Ridarson Galingging, Jakarta
Emergency powers are an extremely sensitive legal and political matter because they allow heads of state to suspend normal democratic procedures. If used properly, they are justified as a response to a real emergency that cannot be handled any other way. If abused, they constitute a slip back into authoritarianism. Citizens in new democracies must guard against and reject such abuses.
It is obviously good to have emergency powers available in case of an emergency. Less obvious is what constitutes an ""emergency."" This is something civil society, the legislature, and the courts must debate and define. The definition sets the limits on potential abuses of executive power. No such debate or definition has occurred in Indonesia.
Corruption is a huge problem in Indonesia. Transparency International recently ranked Indonesia as the sixth most corrupt country in the world, with judicial corruption ranked as the worst among 19 Asian countries surveyed.
Not every serious or chronic problem constitutes an emergency. Widespread poverty and endemic corruption are severe problems. But regrettably, they are also quite ""normal"" in the Indonesian context in the sense that they are pervasive and a part of the daily life of the nation.
Just because citizens are deeply frustrated with a problem and have made very little progress in solving it does not mean that the situation constitutes an emergency. By its very character, an emergency is an unusual disruption that arises rather suddenly and requires extraordinary and urgent executive action to address it.
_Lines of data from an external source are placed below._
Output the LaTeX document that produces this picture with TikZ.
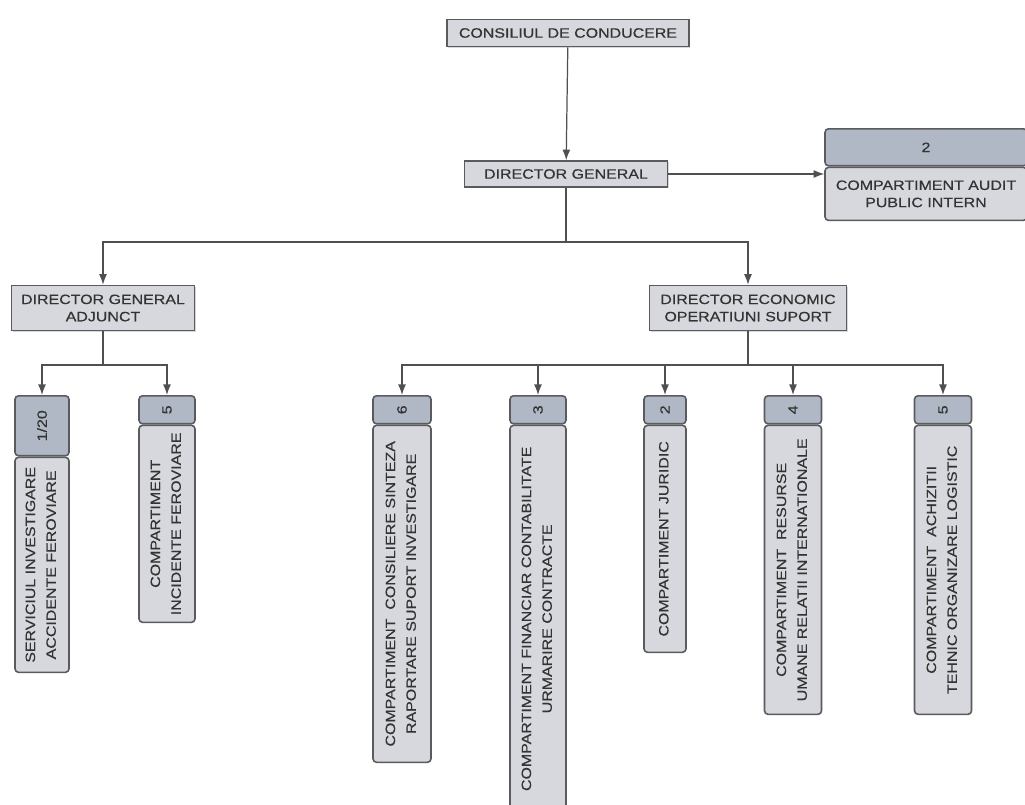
\documentclass[tikz,border=0pt]{standalone}
\usepackage{fontspec}
\newfontfamily\orgfont[FakeStretch=1.18, FakeBold=0.4]{Liberation Sans}
\usetikzlibrary{arrows.meta,shadows}
\definecolor{boxfill}{RGB}{214,216,221}
\definecolor{headfill}{RGB}{176,184,197}
\definecolor{boxline}{RGB}{90,90,95}
\definecolor{linkline}{RGB}{80,80,80}
\tikzset{
	orgtext/.style={font=\orgfont\fontsize{7.7}{9.8}\selectfont, text=black!80},
	topbox/.style={orgtext, draw=boxline, line width=0.9pt, fill=boxfill, align=center, inner sep=1pt,
		drop shadow={shadow xshift=0.7pt, shadow yshift=-0.7pt, fill=gray!60}},
	headbox/.style={orgtext, draw=boxline, line width=0.9pt, fill=headfill, rounded corners=2pt, anchor=north, inner sep=0pt},
	unitbox/.style={orgtext, draw=boxline, line width=0.9pt, fill=boxfill, rounded corners=2pt, anchor=north, inner sep=0pt, align=center},
	link/.style={draw=linkline, line width=0.7pt, -{Latex[length=6pt,width=4.5pt]}}
}
\newcommand{\vtext}[1]{\rotatebox{90}{\begin{tabular}{@{}c@{}}#1\end{tabular}}}
\begin{document}
\begin{tikzpicture}[x=0.02cm, y=-0.02cm]
	\useasboundingbox (0,0) rectangle (1025,805);
	\node[topbox, minimum width=48.4mm, minimum height=5.4mm] (cc) at (568,33) {CONSILIUL DE CONDUCERE};
	\node[topbox, minimum width=40.6mm, minimum height=5.2mm] (dg) at (566,174) {DIRECTOR GENERAL};
	\node[topbox, minimum width=36.6mm, minimum height=9mm] (dga) at (103,308) {DIRECTOR GENERAL\\ADJUNCT};
	\node[topbox, minimum width=39.4mm, minimum height=9mm] (de) at (748,308) {DIRECTOR ECONOMIC\\OPERATIUNI SUPORT};

	\node[headbox, minimum width=40.4mm, minimum height=7.4mm] (audit-nr) at (926,128) {2};
	\node[unitbox, minimum width=40.4mm, minimum height=10.6mm] (audit) at (audit-nr.south) {COMPARTIMENT AUDIT\\PUBLIC INTERN};

	\node[headbox, minimum width=10.8mm, minimum height=12mm] (sia-nr) at (42,395) {\rotatebox{90}{1/20}};
	\node[unitbox, minimum width=10.8mm, minimum height=43mm] (sia) at (sia-nr.south)
		{\vtext{SERVICIUL INVESTIGARE\\[2pt] ACCIDENTE FEROVIARE}};
	\node[headbox, minimum width=11.2mm, minimum height=5.6mm] (cif-nr) at (167,395) {\rotatebox{90}{5}};
	\node[unitbox, minimum width=11.2mm, minimum height=39.4mm] (cif) at (cif-nr.south)
		{\vtext{COMPARTIMENT\\[2pt] INCIDENTE FEROVIARE}};

	\node[headbox, minimum width=11.6mm, minimum height=5.6mm] (ccs-nr) at (402,395) {\rotatebox{90}{6}};
	\node[unitbox, minimum width=11.6mm, minimum height=67.4mm] (ccs) at (ccs-nr.south)
		{\vtext{COMPARTIMENT\ \ CONSILIERE SINTEZA\\[2pt] RAPORTARE SUPORT INVESTIGARE}};
	\node[headbox, minimum width=11.2mm, minimum height=5.6mm] (cfc-nr) at (538,395) {\rotatebox{90}{3}};
	\node[unitbox, minimum width=11.2mm, minimum height=77.4mm] (cfc) at (cfc-nr.south)
		{\vtext{COMPARTIMENT FINANCIAR CONTABILITATE\\[2pt] URMARIRE CONTRACTE}};
	\node[headbox, minimum width=8.4mm, minimum height=5.6mm] (cj-nr) at (665,395) {\rotatebox{90}{2}};
	\node[unitbox, minimum width=8.4mm, minimum height=45.4mm] (cj) at (cj-nr.south)
		{\vtext{COMPARTIMENT JURIDIC}};
	\node[headbox, minimum width=11.4mm, minimum height=5.6mm] (cru-nr) at (793,395) {\rotatebox{90}{4}};
	\node[unitbox, minimum width=11.4mm, minimum height=57.8mm] (cru) at (cru-nr.south)
		{\vtext{COMPARTIMENT\ \ RESURSE\\[2pt] UMANE RELATII INTERNATIONALE}};
	\node[headbox, minimum width=11.4mm, minimum height=5.6mm] (cat-nr) at (943,395) {\rotatebox{90}{5}};
	\node[unitbox, minimum width=11.4mm, minimum height=57.8mm] (cat) at (cat-nr.south)
		{\vtext{COMPARTIMENT\ \ ACHIZITII\\[2pt] TEHNIC ORGANIZARE LOGISTIC}};

	\coordinate (bus-dg) at (566,242);
	\coordinate (bus-dga) at (103,365);
	\coordinate (bus-de) at (748,365);

	\draw[link] (cc) -- (dg);
	\draw[link] (dg.east) -- (dg.east -| audit.west);
	\draw[link, -] (dg) -- (bus-dg);
	\draw[link] (bus-dg) -| (dga);
	\draw[link] (bus-dg) -| (de);
	\draw[link, -] (dga) -- (bus-dga);
	\draw[link] (bus-dga) -| (sia-nr);
	\draw[link] (bus-dga) -| (cif-nr);
	\draw[link, -] (de) -- (bus-de);
	\foreach \u in {ccs-nr, cfc-nr, cj-nr, cru-nr, cat-nr}
		\draw[link] (bus-de) -| (\u);
\end{tikzpicture}
\end{document}
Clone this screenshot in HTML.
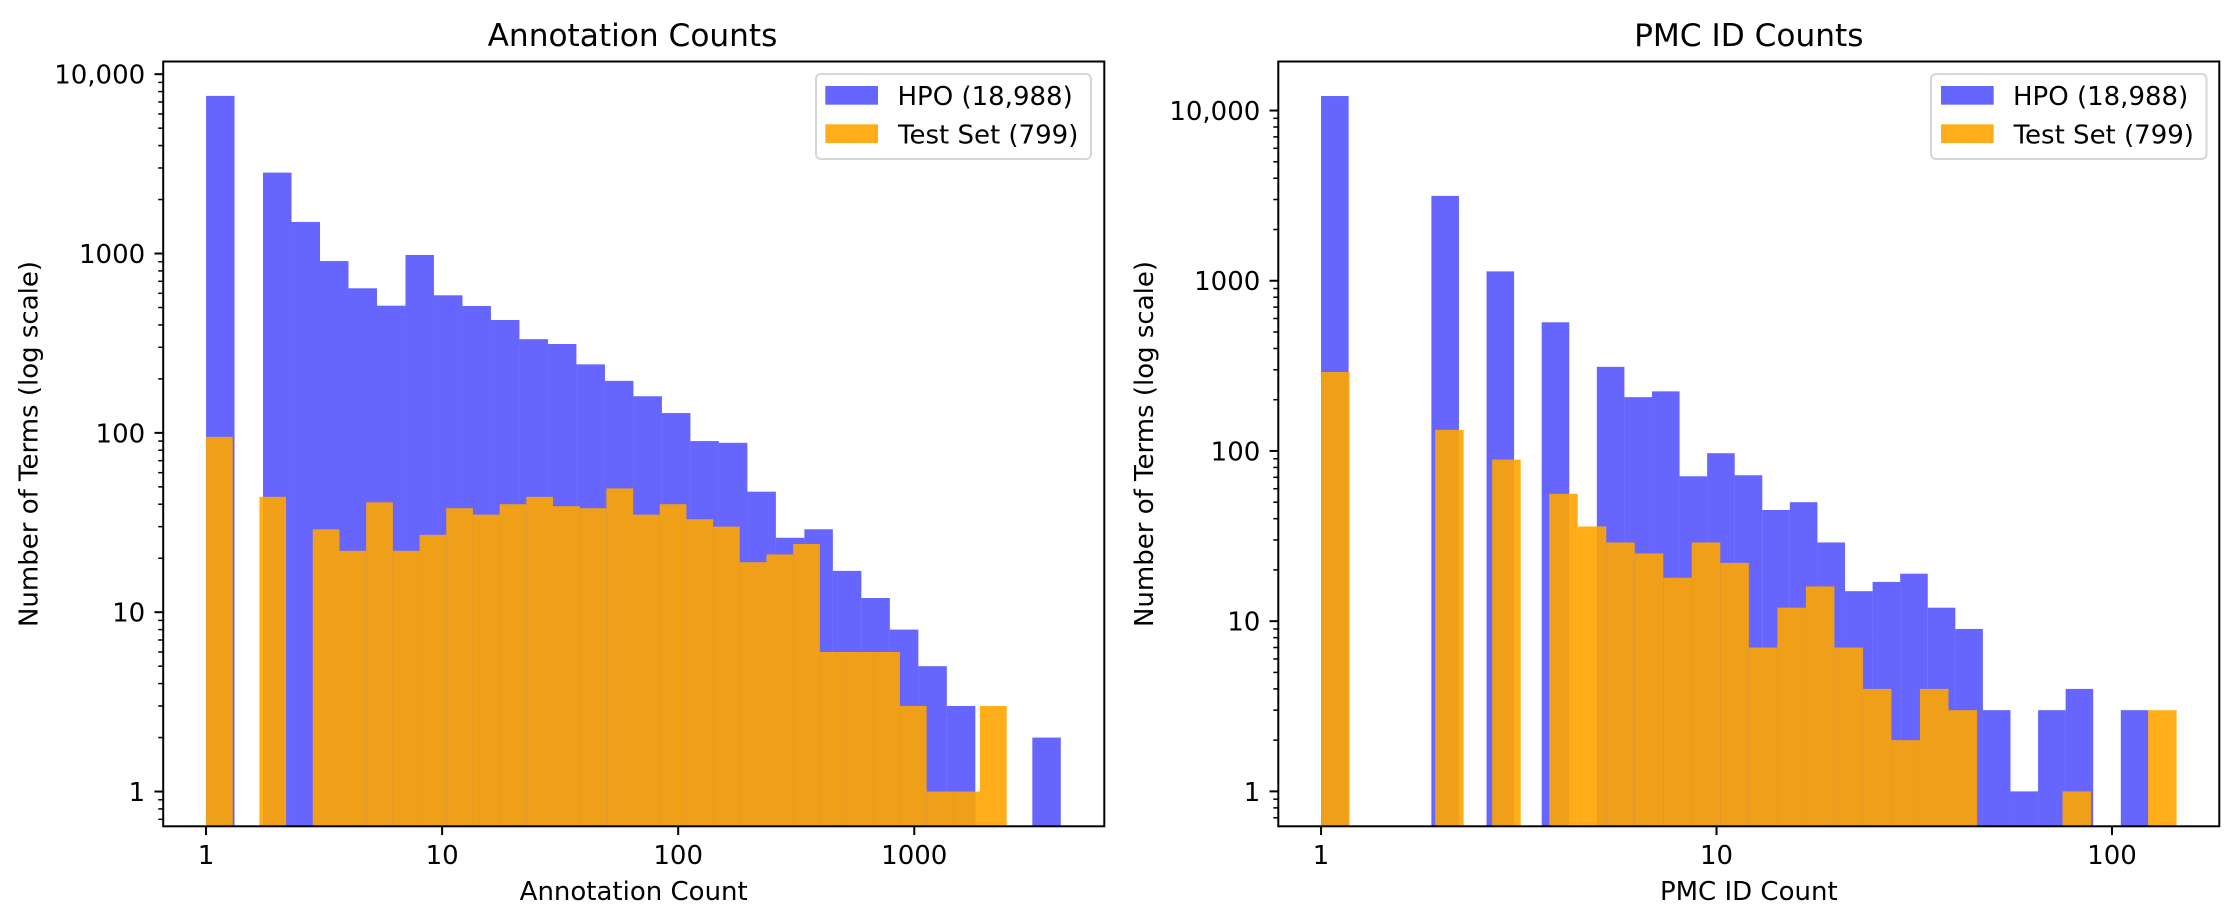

Although rampant corruption, including in the judiciary, has been a damaging and debilitating problem for decades in Indonesia, such corruption does not meet any reasonable or international standard for a ""state of emergency.""
Corruption should be fought vigorously through existing police and legal procedures, whether the perpetrator is a judge or in any other branch of government. Invoking emergency powers is unjustified legally and dangerous politically.
Constitutions in most democratic countries usually provide detailed rules on the important question of under what circumstances emergency powers can be invoked. Indonesia's amended 1945 Constitution allows for emergency powers in the event of a ""public emergency which threatens the life of the nation,"" but does not define or elaborate on the matter further.
In Article 22 (1), the Constitution states that the Executive branch can introduce a government regulation (perpu) in lieu of a law for kegentingan yang memaksa (compelling urgent matters) and ""emergency situation,"" or a ""state of necessity.""
The State Emergency Law of 1959 makes specific mention of rebellions, riots and natural disasters as emergency situations, but mentions nothing about corruption.
In actual practice, the Indonesian executive branch has already started making wide and alarming use of these regulations in lieu of law. They have been used to act quickly on a range of political and economic problems including forestry, regional government and amending the bankruptcy laws and manpower laws. None of these situations rose to the standard of a ""public emergency that threatens the life of the nation.""
Given that the limits on emergency powers are poorly defined and those powers are already being misused for chronic problems rather than actual emergencies, where can Indonesia turn for clearer guidelines on what constitutes a state of emergency?
International law provides an excellent starting point. The International Covenant on Civil and Political Rights (ICCPR) and its jurisprudence were ratified by Indonesia and thus became Indonesian law based on Article 15 (2) of Law No. 24/2000 on International Treaties.
Corruption is costly and creates many economic difficulties. But the ICCPR does not regard economic difficulties alone as a public emergency threatening the life of the nation.
Does a public emergency grant unrestrained authority to the executive to disrupt the normal operation of tripartite government? More specifically, is it justified for the executive branch to fire or replace all members of parliament and the judiciary for being accused of committing corruption?
In most democratic constitutions, the executive branch has the right to declare a state of emergency. But the declaration is subjected to parliamentary approval and judicial review. Emergency rule is a legal regime governed by the principles of legality of administration, based on the rule of law.
In the case of Indonesia, the country's constitution clearly does not authorize the executive branch to suspend or interfere with the normal operations of the other branches of government, the House of Representatives (DPR) and the judiciary or to permit derogations from fundamental rights when emergency rule applies.
The constitutional provisions remain in effect at all times, including the provision on the independence of the judiciary, whether in times of peace or war.
Widespread corruption within the judicial system does not meet the legal requirements or threshold for a ""public emergency"" within the meaning of the ICCPR jurisprudence, unless, in exceptional circumstances, widespread social and political unrest occur.
It is laudable that the Indonesian president wants to do everything he can to fight corruption, but fighting corruption is not the only issue that matters in Indonesia; and it certainly is neither separate from nor more important than establishing the rule of law and limiting the potential for abuses of executive power -- itself a major problem in Indonesia's modern history.
There are police, investigators and prosecutors available within Indonesia's non-emergency legal structure to go after ""big fish"" corruptors both inside and outside the judiciary. Issuing a regulation in lieu of law to fight corruption is itself corruption, and an abuse of emergency power provisions in the Indonesian Constitution.